Tuesday 27 April 2010

View from the Borders

View from the flower borders that is, because I'm still weeding and seeding while the wonderful weather holds. (If there is anybody out there reading this I'm not writing a gardening blog, it's just that time of the year).
Despite my efforts to change things over the years the soil here is so full of clay that it is far too heavy and cleggy to work on if it gets wet so it has to be all systems go while I get the chance. Of course if the weather stays sunny too long it turns to concrete and it practically takes a pick to break the ground. At present it's just right, and even hubby said how good the newly turned earth smells. Getting my hands in it is bliss even when it means they feel like a pair of hedgehogs afterwards. Just can't wear gloves to garden.
Unusually I had some time on my own and the house to myself the other day, so I ran through the options of what I could do with this freedom. I could jump in the car and go anywhere for a few hours but in the end the borders won and I went on with my battle to clear the ground. My tussles around the camellias resulted in a lot of buds and blossoms getting knocked off the bush so I rescued a few and put them in a little bowl I'd found in a charity shop. If they only last a very short time they are too lovely to leave where they were.

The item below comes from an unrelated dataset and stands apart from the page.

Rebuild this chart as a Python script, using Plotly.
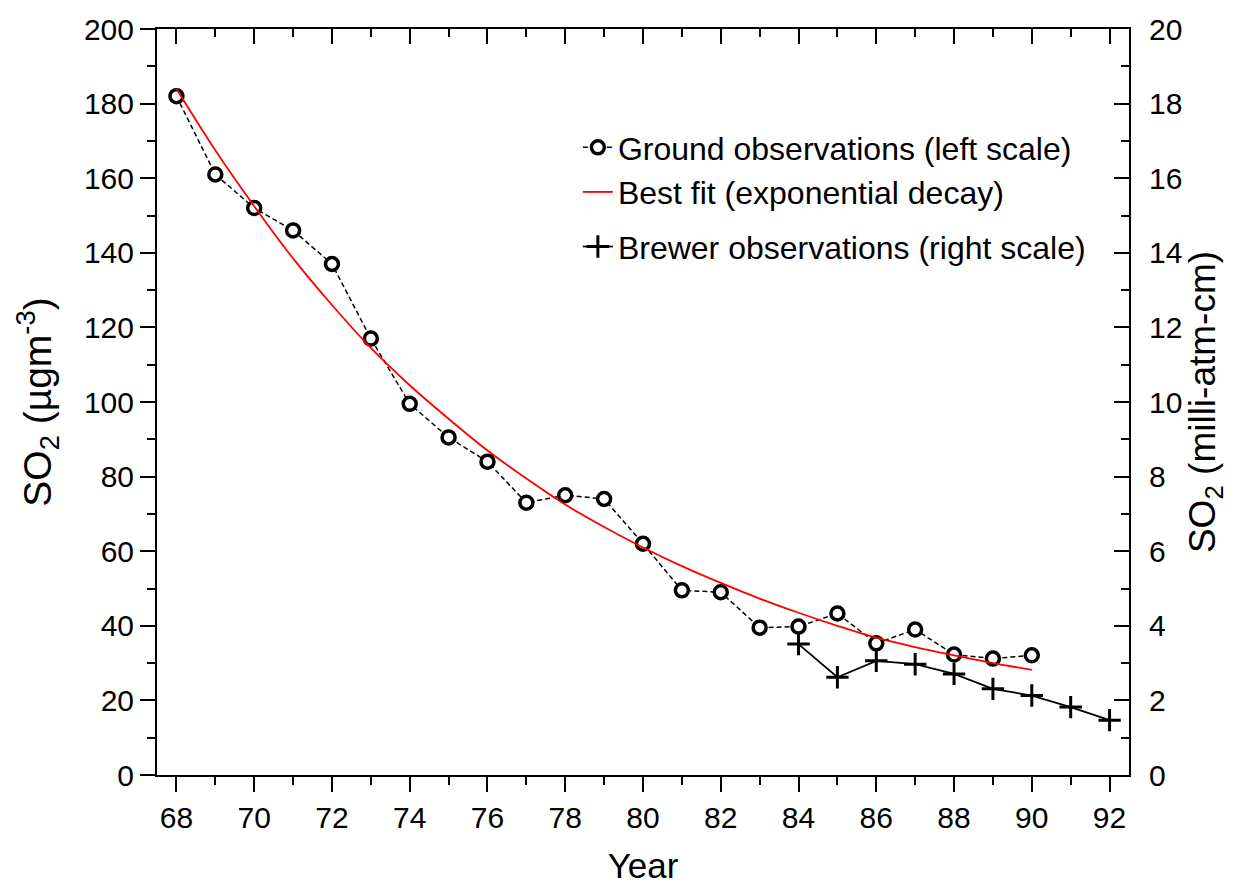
import plotly.graph_objects as go

# ---- data ----
ground_years = [68, 69, 70, 71, 72, 73, 74, 75, 76, 77, 78, 79, 80, 81, 82, 83, 84, 85, 86, 87, 88, 89, 90]
ground_so2 = [182, 161, 152, 146, 137, 117, 99.5, 90.5, 84, 73, 75, 74, 62, 49.5, 49, 39.5, 39.8, 43.3, 35.3, 39, 32.3, 31.2, 32.1]

fit_years = [68, 69, 70, 71, 72, 73, 74, 75, 76, 77, 78, 79, 80, 81, 82, 83, 84, 85, 86, 87, 88, 89, 90]
fit_so2 = [184, 167.5, 152.5, 138.5, 126, 114.5, 104.5, 95.5, 87, 79.5, 72.5, 66.5, 61, 56, 51.5, 47.3, 43.5, 40, 36.8, 34.3, 32.1, 30, 28.2]

brewer_years = [84, 85, 86, 87, 88, 89, 90, 91, 92]
brewer_so2 = [3.51, 2.62, 3.06, 2.97, 2.71, 2.31, 2.13, 1.82, 1.47]

x_range = [67.5, 92.5]
left_range = [0, 200]
right_range = [0, 20]

FONT = "Liberation Sans, Arial, sans-serif"

fig = go.Figure()

fig.add_trace(go.Scatter(
    x=ground_years, y=ground_so2, mode="lines+markers",
    name="Ground observations (left scale)",
    line=dict(color="black", width=1.5, dash="5px,3px"),
    marker=dict(symbol="circle", size=13, color="white", line=dict(color="black", width=3.5)),
    legendgroup="a", xaxis="x", yaxis="y",
))
fig.add_trace(go.Scatter(
    x=fit_years, y=fit_so2, mode="lines",
    name="Best fit (exponential decay)",
    line=dict(color="#ff0000", width=1.8, shape="spline"),
    legendgroup="a", xaxis="x", yaxis="y",
))
fig.add_trace(go.Scatter(
    x=brewer_years, y=brewer_so2, mode="lines+markers",
    name="Brewer observations (right scale)",
    line=dict(color="black", width=1.8),
    marker=dict(symbol="cross-thin", size=16, color="black", line=dict(color="black", width=3)),
    legendgroup="b", xaxis="x2", yaxis="y2",
))

axis_common = dict(showline=True, linecolor="black", linewidth=2, showgrid=False, zeroline=False,
                   tickcolor="black", tickwidth=2, ticklen=15,
                   tickfont=dict(family=FONT, size=30, color="black"))

fig.update_layout(
    width=1235, height=891,
    margin=dict(l=157, r=106, t=24, b=114),
    paper_bgcolor="white", plot_bgcolor="white",
    font=dict(family=FONT, color="black"),
    showlegend=True,
    legend=dict(x=0.433, y=0.878, xanchor="left", yanchor="top",
                bgcolor="rgba(0,0,0,0)", font=dict(family=FONT, size=32, color="black"),
                traceorder="grouped", tracegroupgap=10),
    xaxis=dict(**axis_common, range=x_range, tick0=68, dtick=2, ticks="outside",
               minor=dict(dtick=1, tick0=68, ticks="outside", ticklen=8, tickcolor="black", tickwidth=2),
               title=dict(text="Year", font=dict(family=FONT, size=35, color="black"), standoff=20)),
    xaxis2=dict(**axis_common, range=x_range, tick0=68, dtick=2, ticks="inside",
                minor=dict(dtick=1, tick0=68, ticks="inside", ticklen=8, tickcolor="black", tickwidth=2),
                overlaying="x", side="top", anchor="y2", showticklabels=False),
    yaxis=dict(**axis_common, range=left_range, dtick=20, ticks="outside",
               minor=dict(dtick=10, ticks="outside", ticklen=8, tickcolor="black", tickwidth=2),
               title=dict(text="SO<sub>2</sub> (\u00b5gm<sup>-3</sup>)",
                          font=dict(family=FONT, size=39, color="black"), standoff=20)),
    yaxis2=dict(**axis_common, range=right_range, dtick=2, ticks="inside",
                minor=dict(dtick=1, ticks="inside", ticklen=8, tickcolor="black", tickwidth=2),
                overlaying="y", side="right", anchor="x2", ticklabelstandoff=12,
                title=dict(text="SO<sub>2</sub> (milli-atm-cm)",
                           font=dict(family=FONT, size=37, color="black"), standoff=8)),
)

fig.write_html("out.html")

I know how boring I sound but I love a bit of solitude and I was really enjoying myself.

After I'd finished my stint in the borders, peeled, showered and changed, I took a cup of coffee and my library book and climbed up into the studio. I opened all the windows so that I could hear the children in the gardens around enjoying themselves in the sunshine and settled myself to just sit and be. It was so good to hear the the golden chime of summer floating up on the warm
air in that way that feels so timeless and reassuring.
Hubby had reminded me that there are at least two paintings which need to be finished so I put one up on the easel and spent a good while just looking at it, and then kept looking up from time as I read trying to catch it, (or myself) by surprise and see it through fresh eyes so that it could tell me what was needed to carry it forward.
It is an abstraction on some lakes I love to go to when I go home to Wales. It is a place I love and it often turns up in one form or another when I begin to paint.
Well I now know where I'm going to go with it and can't wait to break out the oil paints and get to it. I know the studio tidy up isn't finished but that will get done around the painting sometime.


Just as well rain is forecast and I can retreat back to my eyrie with a clear conscious, and leave the garden to another time.